Bangalore University invites NRN to lead college
Infosys chairman emeritus N R Narayana Murthy is being flooded
with job offers, and they include one from Bangalore University-to spearhead its
only engineering college to greater heights.
In an open letter to him, BU vice-chancellor N. Prabhu Dev invited him to “be the
chairman of the board of governors of University Visvesvaraya College of Engineering
and guide and transform it into a technological institute of excellence for the
centenary year of the college - 2017".
The invite comes after NRN’s recent comments on falling standards of the Indian
Institutes of Technology. "It is great to see that a statesman like you call a spade
a spade when you said about the quality in our most venerable institutions like
the IITs have declined. It has stirred a lot of emotions, self reflections and also
a sense of deja. You have been candid. People expect that what you say is what you
mean. It is fortunate that you have chosen to comment on the status of the technical
education at our most respected IITs. When you comment, surely there will be some
remedy that you are thinking about. I am certain that you have a plan of action
to bring IITs on the global platform," Prabhu Dev wrote.

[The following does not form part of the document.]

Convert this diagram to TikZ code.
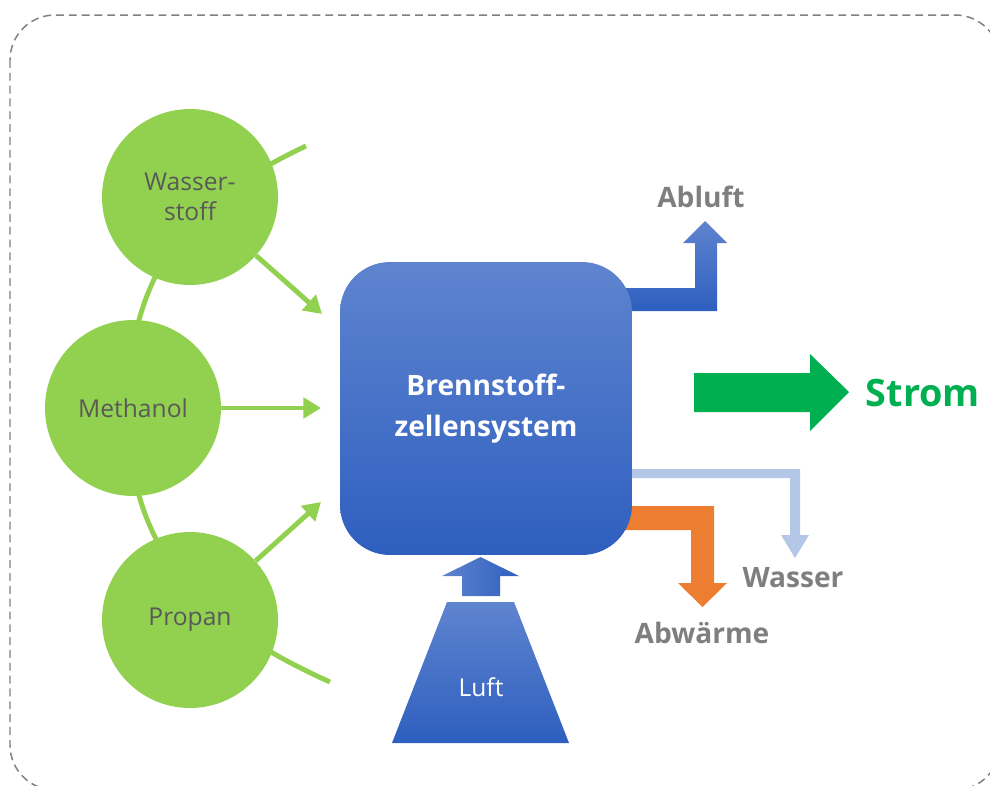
\documentclass[tikz,border=0pt]{standalone}
\usepackage{fontspec}
\setmainfont{Open Sans}
\usetikzlibrary{arrows.meta}
\definecolor{lgreen}{HTML}{92D050}
\definecolor{txtdark}{HTML}{595959}
\definecolor{txtgray}{HTML}{7F7F7F}
\definecolor{stromgreen}{HTML}{00B050}
\definecolor{btop}{HTML}{5F84CF}
\definecolor{bbot}{HTML}{2E5FBF}
\definecolor{wblue}{HTML}{B4C7E7}
\definecolor{orng}{HTML}{ED7D31}
\definecolor{bordergray}{HTML}{808080}
\begin{document}
\begin{tikzpicture}[x=0.02cm,y=-0.02cm,
  fuel/.style={circle, fill=lgreen, minimum size=3.52cm, inner sep=0pt, text=txtdark,
    font=\fontsize{14}{17}\selectfont, align=center},
  garrow/.style={draw=lgreen, line width=2.8pt, -{Triangle[length=10pt,width=11.5pt]}},
  outlabel/.style={text=txtgray, font=\bfseries\fontsize{16}{19}\selectfont, anchor=base, inner sep=0pt},
  bluegrad/.style={top color=btop, bottom color=bbot, draw=none},
]
\useasboundingbox (0,0) rectangle (990,785);
% dashed frame
\draw[bordergray, line width=0.85pt, dash pattern=on 4.5pt off 2.8pt, rounded corners=0.9cm]
  (10,15) rectangle (1000,790);

% green arc behind circles
\draw[lgreen, line width=2.8pt]
  (306,146) .. controls (200,196) and (128,262) .. (128,410)
            .. controls (128,558) and (210,628) .. (330,682);

% arrow targets
\coordinate (wt) at (322,314);
\coordinate (mt) at (321,408);
\coordinate (pt) at (321,502);

% fuel circles
\node[fuel] (w) at (190,197) {Wasser-\\stoff};
\node[fuel] (m) at (133,408) {Methanol};
\node[fuel] (p) at (190,620) {Propan};

\draw[garrow] (w) -- (wt);
\draw[garrow] (m) -- (mt);
\draw[garrow] (p) -- (pt);

% Abluft block arrow
\path[bluegrad] (600,288) -- (695,288) -- (695,243) -- (683,243) -- (705,221) -- (727,243)
  -- (717,243) -- (717,311) -- (600,311) -- cycle;
% Wasser arrow
\fill[wblue] (600,469) -- (800,469) -- (800,535) -- (809,535) -- (795,558) -- (781,535)
  -- (790,535) -- (790,478) -- (600,478) -- cycle;
% Abwaerme arrow
\fill[orng] (600,506) -- (714,506) -- (714,583) -- (727,583) -- (702.5,607) -- (678,583)
  -- (691,583) -- (691,530) -- (600,530) -- cycle;
% Strom arrow
\fill[stromgreen] (694,373) -- (810,373) -- (810,354) -- (849,392) -- (810,431) -- (810,412)
  -- (694,412) -- cycle;

% main box
\node[bluegrad, rounded corners=1cm, minimum width=5.84cm, minimum height=5.86cm,
  text=white, font=\bfseries\fontsize{16}{23}\selectfont, align=center] (fc) at (486,408.5)
  {Brennstoff-\\zellensystem};

% Luft
\path[bluegrad] (447,602) -- (514,602) -- (569,743) -- (392,743) -- cycle;
\path[left color=btop, right color=bbot] (462,596) -- (500,596) -- (500,576) -- (519,576)
  -- (480.5,557) -- (442,576) -- (462,576) -- cycle;
\node[text=white, font=\fontsize{14}{17}\selectfont, anchor=base, inner sep=0pt] (luft) at (481,696) {Luft};

% labels
\node[outlabel] (abluft) at (701,207) {Abluft};
\node[outlabel] (wasser) at (793,587) {Wasser};
\node[outlabel] (abw) at (702,643) {Abwärme};
\node[outlabel, text=stromgreen, font=\bfseries\fontsize{21.5}{25}\selectfont] (strom) at (923,406) {Strom};
\end{tikzpicture}
\end{document}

He went on: "The Roorkee experiment of making it an IIT has proved to be a good
one and got well integrated into the IIT system. Similarly the UVCE fits the bill.
With your undivided attention, UVCE will be better than the IITs and perhaps become
a benchmark in global technical education quality." Earlier, Prabhu Dev had invited
Mohandas Pai to cochair the Bengaluru School of Economics, a research centre on
lines of the Delhi School of Economics. Pai had resigned from Infosys and accepted
the invitation. The centre is expected to open next year.
NRN: Have no presidential ambition
Infosys chairman emeritus N. R. Narayana Murthy told TOI on Thursday that he had no
presidential aspirations. When asked about the TV statement attributed to him becoming
the President, he said it was mere speculation and anyways it was decided by others
and not by him. When pressed further and asked by the television channel whether
he would agree to the post if there was a broad political consensus with everybody
wanting him to accept that position, he replied that "it would be an honour".